Problem => Can you write out all the lines word for word, with no pictures?

Given data =>
○ ○ ○ ○ ○

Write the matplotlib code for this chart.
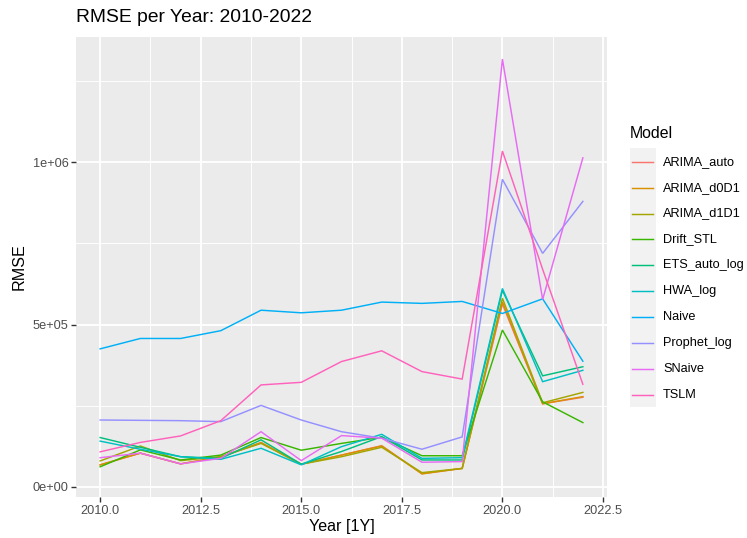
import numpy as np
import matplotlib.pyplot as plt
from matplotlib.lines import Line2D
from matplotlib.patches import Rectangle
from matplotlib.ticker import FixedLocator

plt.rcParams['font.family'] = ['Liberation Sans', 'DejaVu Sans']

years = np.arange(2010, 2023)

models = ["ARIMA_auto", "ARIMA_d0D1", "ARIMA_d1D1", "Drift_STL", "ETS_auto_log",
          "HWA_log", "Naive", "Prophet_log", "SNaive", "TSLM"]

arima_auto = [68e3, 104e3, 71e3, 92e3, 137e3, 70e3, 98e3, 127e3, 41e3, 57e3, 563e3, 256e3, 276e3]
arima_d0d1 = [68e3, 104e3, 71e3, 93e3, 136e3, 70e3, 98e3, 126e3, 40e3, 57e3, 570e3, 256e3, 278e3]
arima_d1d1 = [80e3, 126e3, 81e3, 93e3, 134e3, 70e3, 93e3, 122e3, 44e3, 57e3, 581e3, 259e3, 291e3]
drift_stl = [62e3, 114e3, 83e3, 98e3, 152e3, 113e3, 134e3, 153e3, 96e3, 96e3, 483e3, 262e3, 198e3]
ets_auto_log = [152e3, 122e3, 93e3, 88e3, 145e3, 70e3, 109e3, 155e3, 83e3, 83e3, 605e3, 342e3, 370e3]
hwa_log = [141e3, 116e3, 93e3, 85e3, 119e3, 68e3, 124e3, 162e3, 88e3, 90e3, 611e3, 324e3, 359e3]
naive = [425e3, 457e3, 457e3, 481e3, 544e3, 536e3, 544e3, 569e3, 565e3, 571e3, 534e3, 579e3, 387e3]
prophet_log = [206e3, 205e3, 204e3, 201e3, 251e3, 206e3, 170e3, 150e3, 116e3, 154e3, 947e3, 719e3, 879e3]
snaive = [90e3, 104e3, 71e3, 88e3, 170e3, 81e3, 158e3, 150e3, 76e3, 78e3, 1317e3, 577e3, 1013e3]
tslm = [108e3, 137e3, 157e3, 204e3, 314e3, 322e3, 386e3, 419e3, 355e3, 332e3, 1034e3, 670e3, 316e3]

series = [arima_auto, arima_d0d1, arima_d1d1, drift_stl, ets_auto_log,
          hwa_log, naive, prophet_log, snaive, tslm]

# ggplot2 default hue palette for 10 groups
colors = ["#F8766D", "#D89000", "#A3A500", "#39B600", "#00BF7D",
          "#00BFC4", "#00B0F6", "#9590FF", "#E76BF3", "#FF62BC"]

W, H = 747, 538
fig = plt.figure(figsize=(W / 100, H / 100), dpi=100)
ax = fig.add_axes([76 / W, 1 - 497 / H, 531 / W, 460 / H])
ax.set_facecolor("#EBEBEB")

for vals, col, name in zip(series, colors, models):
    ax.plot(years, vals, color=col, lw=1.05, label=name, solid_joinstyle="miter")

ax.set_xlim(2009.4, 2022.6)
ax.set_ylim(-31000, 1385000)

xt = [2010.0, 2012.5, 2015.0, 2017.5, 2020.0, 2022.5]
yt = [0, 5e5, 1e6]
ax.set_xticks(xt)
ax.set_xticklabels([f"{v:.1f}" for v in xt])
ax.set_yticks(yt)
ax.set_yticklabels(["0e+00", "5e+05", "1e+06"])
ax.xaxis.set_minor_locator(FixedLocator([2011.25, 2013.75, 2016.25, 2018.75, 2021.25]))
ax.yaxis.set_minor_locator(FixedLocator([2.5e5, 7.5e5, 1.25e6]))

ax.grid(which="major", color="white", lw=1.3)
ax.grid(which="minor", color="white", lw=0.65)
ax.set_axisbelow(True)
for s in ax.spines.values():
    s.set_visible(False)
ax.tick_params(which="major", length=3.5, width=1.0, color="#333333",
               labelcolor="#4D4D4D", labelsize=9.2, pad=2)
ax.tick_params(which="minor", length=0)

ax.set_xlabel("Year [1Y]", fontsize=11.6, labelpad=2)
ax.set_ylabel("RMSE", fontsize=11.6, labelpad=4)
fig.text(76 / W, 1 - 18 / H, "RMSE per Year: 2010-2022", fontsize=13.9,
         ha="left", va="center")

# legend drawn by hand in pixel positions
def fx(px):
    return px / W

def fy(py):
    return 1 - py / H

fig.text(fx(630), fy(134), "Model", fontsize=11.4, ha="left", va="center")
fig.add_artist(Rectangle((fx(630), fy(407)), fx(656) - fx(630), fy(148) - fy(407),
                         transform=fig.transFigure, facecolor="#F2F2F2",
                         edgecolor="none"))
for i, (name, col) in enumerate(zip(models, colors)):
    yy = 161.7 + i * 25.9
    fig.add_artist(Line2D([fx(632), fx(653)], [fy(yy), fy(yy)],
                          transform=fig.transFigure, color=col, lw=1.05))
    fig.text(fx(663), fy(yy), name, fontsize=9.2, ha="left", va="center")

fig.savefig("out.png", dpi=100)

○ ○ ○ ○ ○

Exercise result =>
Write the matplotlib code for this chart.
import numpy as np
import matplotlib.pyplot as plt
from matplotlib.lines import Line2D
from matplotlib.patches import Rectangle
from matplotlib.ticker import FixedLocator

plt.rcParams['font.family'] = ['Liberation Sans', 'DejaVu Sans']

years = np.arange(2010, 2023)

models = ["ARIMA_auto", "ARIMA_d0D1", "ARIMA_d1D1", "Drift_STL", "ETS_auto_log",
          "HWA_log", "Naive", "Prophet_log", "SNaive", "TSLM"]

arima_auto = [68e3, 104e3, 71e3, 92e3, 137e3, 70e3, 98e3, 127e3, 41e3, 57e3, 563e3, 256e3, 276e3]
arima_d0d1 = [68e3, 104e3, 71e3, 93e3, 136e3, 70e3, 98e3, 126e3, 40e3, 57e3, 570e3, 256e3, 278e3]
arima_d1d1 = [80e3, 126e3, 81e3, 93e3, 134e3, 70e3, 93e3, 122e3, 44e3, 57e3, 581e3, 259e3, 291e3]
drift_stl = [62e3, 114e3, 83e3, 98e3, 152e3, 113e3, 134e3, 153e3, 96e3, 96e3, 483e3, 262e3, 198e3]
ets_auto_log = [152e3, 122e3, 93e3, 88e3, 145e3, 70e3, 109e3, 155e3, 83e3, 83e3, 605e3, 342e3, 370e3]
hwa_log = [141e3, 116e3, 93e3, 85e3, 119e3, 68e3, 124e3, 162e3, 88e3, 90e3, 611e3, 324e3, 359e3]
naive = [425e3, 457e3, 457e3, 481e3, 544e3, 536e3, 544e3, 569e3, 565e3, 571e3, 534e3, 579e3, 387e3]
prophet_log = [206e3, 205e3, 204e3, 201e3, 251e3, 206e3, 170e3, 150e3, 116e3, 154e3, 947e3, 719e3, 879e3]
snaive = [90e3, 104e3, 71e3, 88e3, 170e3, 81e3, 158e3, 150e3, 76e3, 78e3, 1317e3, 577e3, 1013e3]
tslm = [108e3, 137e3, 157e3, 204e3, 314e3, 322e3, 386e3, 419e3, 355e3, 332e3, 1034e3, 670e3, 316e3]

series = [arima_auto, arima_d0d1, arima_d1d1, drift_stl, ets_auto_log,
          hwa_log, naive, prophet_log, snaive, tslm]

# ggplot2 default hue palette for 10 groups
colors = ["#F8766D", "#D89000", "#A3A500", "#39B600", "#00BF7D",
          "#00BFC4", "#00B0F6", "#9590FF", "#E76BF3", "#FF62BC"]

W, H = 747, 538
fig = plt.figure(figsize=(W / 100, H / 100), dpi=100)
ax = fig.add_axes([76 / W, 1 - 497 / H, 531 / W, 460 / H])
ax.set_facecolor("#EBEBEB")

for vals, col, name in zip(series, colors, models):
    ax.plot(years, vals, color=col, lw=1.05, label=name, solid_joinstyle="miter")

ax.set_xlim(2009.4, 2022.6)
ax.set_ylim(-31000, 1385000)

xt = [2010.0, 2012.5, 2015.0, 2017.5, 2020.0, 2022.5]
yt = [0, 5e5, 1e6]
ax.set_xticks(xt)
ax.set_xticklabels([f"{v:.1f}" for v in xt])
ax.set_yticks(yt)
ax.set_yticklabels(["0e+00", "5e+05", "1e+06"])
ax.xaxis.set_minor_locator(FixedLocator([2011.25, 2013.75, 2016.25, 2018.75, 2021.25]))
ax.yaxis.set_minor_locator(FixedLocator([2.5e5, 7.5e5, 1.25e6]))

ax.grid(which="major", color="white", lw=1.3)
ax.grid(which="minor", color="white", lw=0.65)
ax.set_axisbelow(True)
for s in ax.spines.values():
    s.set_visible(False)
ax.tick_params(which="major", length=3.5, width=1.0, color="#333333",
               labelcolor="#4D4D4D", labelsize=9.2, pad=2)
ax.tick_params(which="minor", length=0)

ax.set_xlabel("Year [1Y]", fontsize=11.6, labelpad=2)
ax.set_ylabel("RMSE", fontsize=11.6, labelpad=4)
fig.text(76 / W, 1 - 18 / H, "RMSE per Year: 2010-2022", fontsize=13.9,
         ha="left", va="center")

# legend drawn by hand in pixel positions
def fx(px):
    return px / W

def fy(py):
    return 1 - py / H

fig.text(fx(630), fy(134), "Model", fontsize=11.4, ha="left", va="center")
fig.add_artist(Rectangle((fx(630), fy(407)), fx(656) - fx(630), fy(148) - fy(407),
                         transform=fig.transFigure, facecolor="#F2F2F2",
                         edgecolor="none"))
for i, (name, col) in enumerate(zip(models, colors)):
    yy = 161.7 + i * 25.9
    fig.add_artist(Line2D([fx(632), fx(653)], [fy(yy), fy(yy)],
                          transform=fig.transFigure, color=col, lw=1.05))
    fig.text(fx(663), fy(yy), name, fontsize=9.2, ha="left", va="center")

fig.savefig("out.png", dpi=100)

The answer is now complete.